Dive Brief:
- The Food and Drug Administration has elevated and expanded an office that handles activities including medical device cybersecurity and digital health.
- Effective immediately, the Office of Strategic Partnerships and Technology Innovation (OST) has become a “super office.” The reorganization creates new divisions and programs at the OST to account for its growth since 2019 and raise the profile of digital health work.
- The five offices housed in the OST will lead the FDA’s medical device resilient supply chain and shortages program, drive the development of voluntary consensus standards and work on new approaches to digital health regulation.
Dive Insight:
The OST previously housed three divisions focused on hazard response, digital health, and technology and data services. The reorganization, which the FDA first disclosed in August, has replaced those three divisions with five offices focused on supply chain resilience, digital health, technology and data, readiness and response, and health equity. Fourteen divisions sit under those five offices.

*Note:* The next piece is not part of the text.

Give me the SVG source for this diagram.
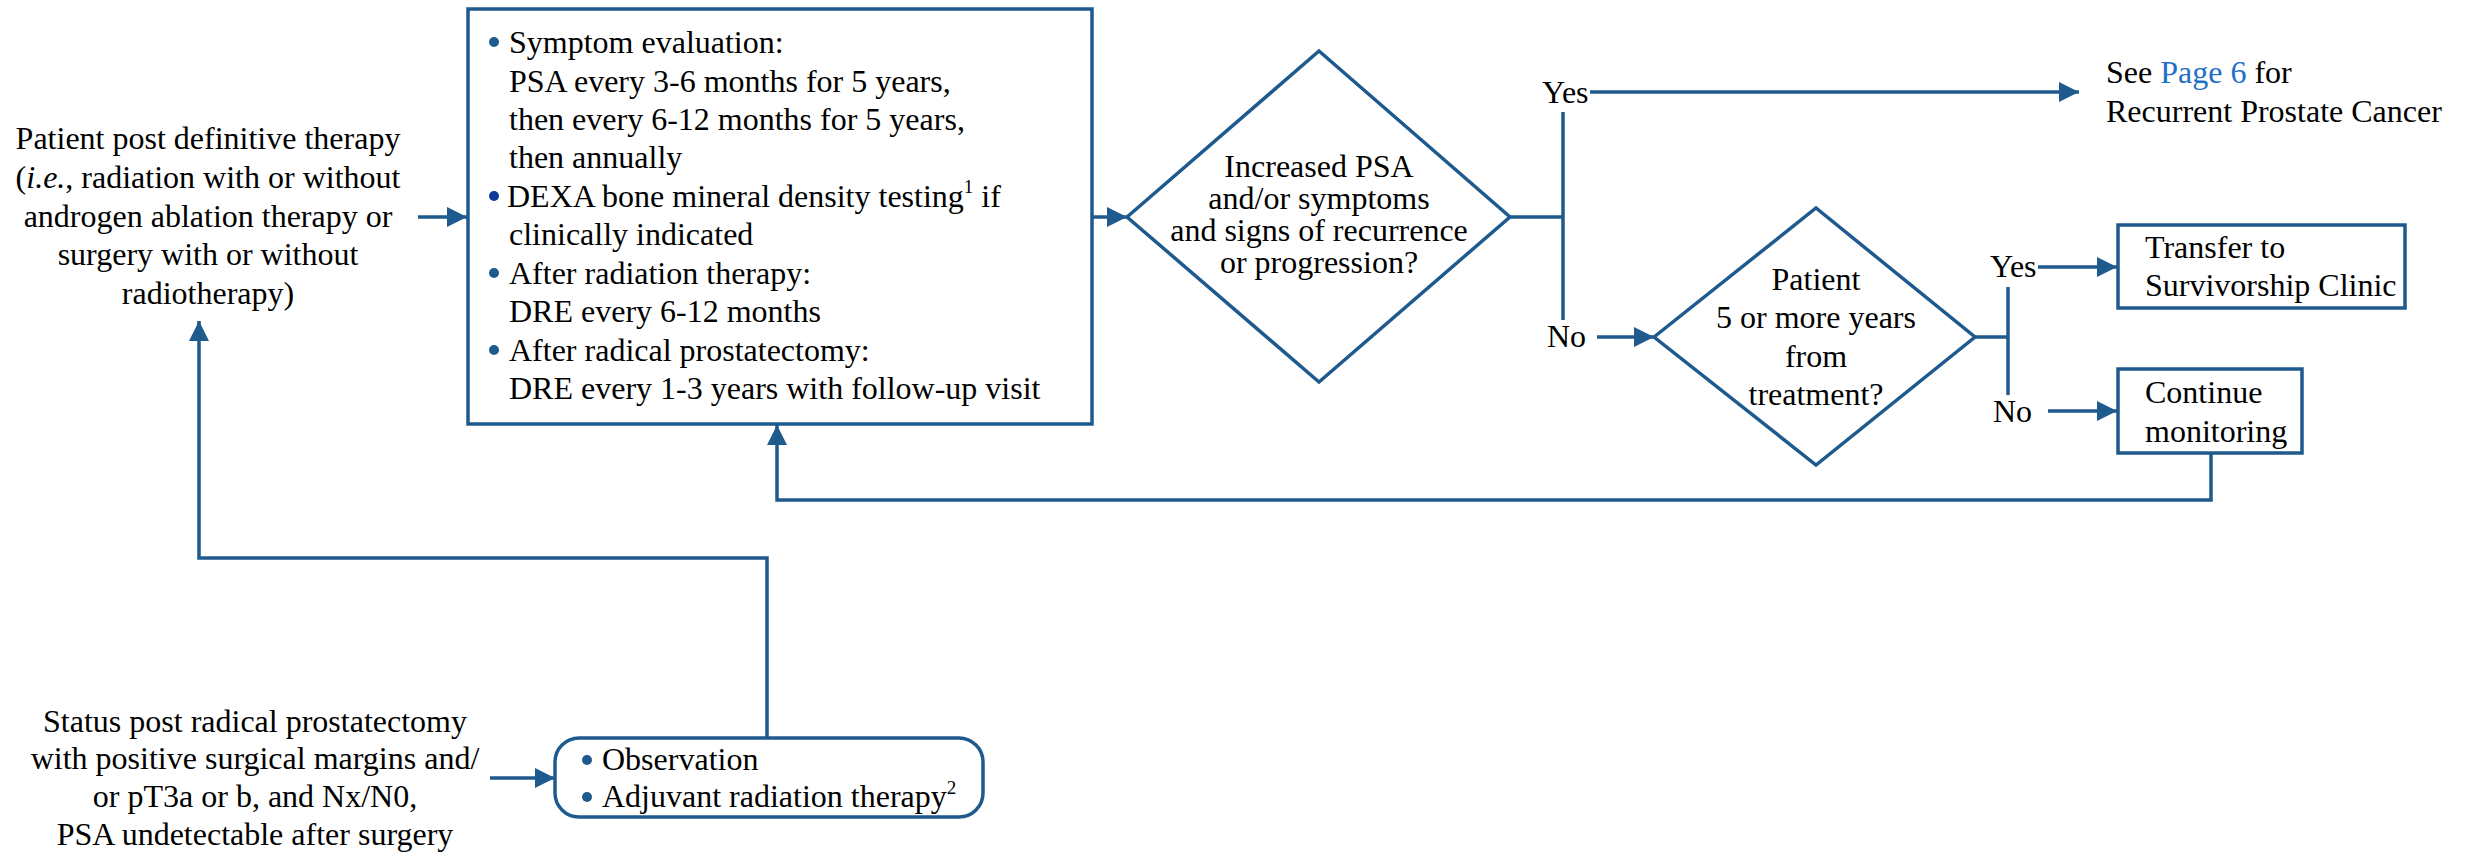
<svg xmlns="http://www.w3.org/2000/svg" width="2481" height="854" viewBox="0 0 2481 854">
  <style>
    text { font-family: "Liberation Serif", "Times New Roman", serif; font-size: 32px; fill: #000; }
    .c { text-anchor: middle; }
    .box { fill: #fff; stroke: #1f5a8e; stroke-width: 3.5; }
    .edge { fill: none; stroke: #1f5a8e; stroke-width: 3.5; }
    .dot { fill: #1f5a8e; }
    .sup { font-size: 19px; }
    .link { fill: #1f6fc6; }
  </style>
  <defs>
    <marker id="arrow" markerUnits="userSpaceOnUse" markerWidth="22" markerHeight="22" refX="20" refY="10" orient="auto">
      <path d="M0,0 L20,10 L0,20 z" fill="#1f5a8e"/>
    </marker>
  </defs>

  <rect width="2481" height="854" fill="#fff"/>

  <!-- connectors -->
  <g id="connectors">
    <line class="edge" x1="418" y1="217" x2="467" y2="217" marker-end="url(#arrow)"/>
    <line class="edge" x1="1092" y1="217" x2="1127" y2="217" marker-end="url(#arrow)"/>
    <polyline class="edge" points="1510,217 1563,217"/>
    <line class="edge" x1="1563" y1="112" x2="1563" y2="320"/>
    <line class="edge" x1="1590" y1="92" x2="2079" y2="92" marker-end="url(#arrow)"/>
    <line class="edge" x1="1597" y1="337" x2="1654" y2="337" marker-end="url(#arrow)"/>
    <polyline class="edge" points="1975,337 2008,337"/>
    <line class="edge" x1="2008" y1="287" x2="2008" y2="395"/>
    <line class="edge" x1="2038" y1="267" x2="2117" y2="267" marker-end="url(#arrow)"/>
    <line class="edge" x1="2048" y1="411" x2="2117" y2="411" marker-end="url(#arrow)"/>
    <polyline class="edge" points="2211,453 2211,500 777,500 777,425" marker-end="url(#arrow)"/>
    <polyline class="edge" points="767,738 767,558 199,558 199,321" marker-end="url(#arrow)"/>
    <line class="edge" x1="490" y1="778" x2="555" y2="778" marker-end="url(#arrow)"/>
  </g>

  <!-- start: patient post definitive therapy -->
  <g id="start-definitive">
    <text class="c" x="208" y="149">Patient post definitive therapy</text>
    <text class="c" x="208" y="188">(<tspan font-style="italic">i.e.</tspan>, radiation with or without</text>
    <text class="c" x="208" y="227">androgen ablation therapy or</text>
    <text class="c" x="208" y="265">surgery with or without</text>
    <text class="c" x="208" y="304">radiotherapy)</text>
  </g>

  <!-- follow-up schedule box -->
  <g id="followup">
    <rect class="box" x="468" y="9" width="624" height="415"/>
    <circle class="dot" cx="494" cy="42" r="5"/>
    <text x="509" y="53">Symptom evaluation:</text>
    <text x="509" y="92">PSA every 3-6 months for 5 years,</text>
    <text x="509" y="130">then every 6-12 months for 5 years,</text>
    <text x="509" y="168">then annually</text>
    <circle cx="494" cy="196" r="5" fill="#0b3a9a"/>
    <text x="507" y="207">DEXA bone mineral density testing<tspan class="sup" dy="-14">1</tspan><tspan dy="14"> if</tspan></text>
    <text x="509" y="245">clinically indicated</text>
    <circle class="dot" cx="494" cy="273" r="5"/>
    <text x="509" y="284">After radiation therapy:</text>
    <text x="509" y="322">DRE every 6-12 months</text>
    <circle class="dot" cx="494" cy="350" r="5"/>
    <text x="509" y="361">After radical prostatectomy:</text>
    <text x="509" y="399">DRE every 1-3 years with follow-up visit</text>
  </g>

  <!-- decision: recurrence -->
  <g id="decision-recurrence">
    <polygon class="box" points="1127,217 1319,51 1510,217 1319,382"/>
    <text class="c" x="1319" y="177">Increased PSA</text>
    <text class="c" x="1319" y="209">and/or symptoms</text>
    <text class="c" x="1319" y="241">and signs of recurrence</text>
    <text class="c" x="1319" y="273">or progression?</text>
    <text x="1542" y="103">Yes</text>
    <text x="1547" y="347">No</text>
  </g>

  <!-- referral to recurrent disease page -->
  <g id="recurrent">
    <text x="2106" y="83">See <tspan class="link">Page 6</tspan> for</text>
    <text x="2106" y="122">Recurrent Prostate Cancer</text>
  </g>

  <!-- decision: years from treatment -->
  <g id="decision-years">
    <polygon class="box" points="1654,337 1816,208 1975,337 1816,465"/>
    <text class="c" x="1816" y="290">Patient</text>
    <text class="c" x="1816" y="328">5 or more years</text>
    <text class="c" x="1816" y="367">from</text>
    <text class="c" x="1816" y="405">treatment?</text>
    <text x="1990" y="277">Yes</text>
    <text x="1993" y="422">No</text>
  </g>

  <g id="survivorship">
    <rect class="box" x="2118" y="225" width="287" height="83"/>
    <text x="2145" y="258">Transfer to</text>
    <text x="2145" y="296">Survivorship Clinic</text>
  </g>

  <g id="continue">
    <rect class="box" x="2118" y="369" width="184" height="84"/>
    <text x="2145" y="403">Continue</text>
    <text x="2145" y="442">monitoring</text>
  </g>

  <!-- start: post prostatectomy -->
  <g id="start-prostatectomy">
    <text class="c" x="255" y="732">Status post radical prostatectomy</text>
    <text class="c" x="255" y="769">with positive surgical margins and/</text>
    <text class="c" x="255" y="807">or pT3a or b, and Nx/N0,</text>
    <text class="c" x="255" y="845">PSA undetectable after surgery</text>
  </g>

  <g id="adjuvant">
    <rect class="box" x="555" y="738" width="428" height="79" rx="24" ry="24"/>
    <circle class="dot" cx="587" cy="760" r="5"/>
    <text x="602" y="770">Observation</text>
    <circle class="dot" cx="587" cy="797" r="5"/>
    <text x="602" y="807">Adjuvant radiation therapy<tspan class="sup" dy="-13">2</tspan></text>
  </g>
</svg>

The structure is designed “to better integrate the collective work across the OST,” increase efficiency, optimize decision making and “ensure process and policy consistency for quality assurance,” according to the FDA’s Wednesday announcement.
The agency cited the Digital Health Center of Excellence (DHCoE) as a beneficiary of the reorganization. Under the new structure, the DHCoE “will have a higher profile,” the FDA said, and will facilitate “bold steps to embrace responsible innovation that protects patients, addresses bias, advances health equities, and supports a diverse and agile workforce.”
FDA officials also discussed the impact of the changes on device cybersecurity, readiness and response, and standards. The new Office of Readiness and Response sits above three divisions focused on those areas. Creating a division dedicated to medical device cybersecurity will advance preparedness, response and coordination for incidents by “enhancing collaborations” and “optimizing operational responsiveness.”
The FDA framed the changes as a way to further its efforts to meet its MDUFA V commitments and the strategic priorities it set in its plan for 2022 to 2025. Health equity features in the MDUFA commitments and strategic priorities, and that focus will now be supported by an Office of Equity and Innovative Development that will work to foster “device innovation that expands access to diverse patient populations.”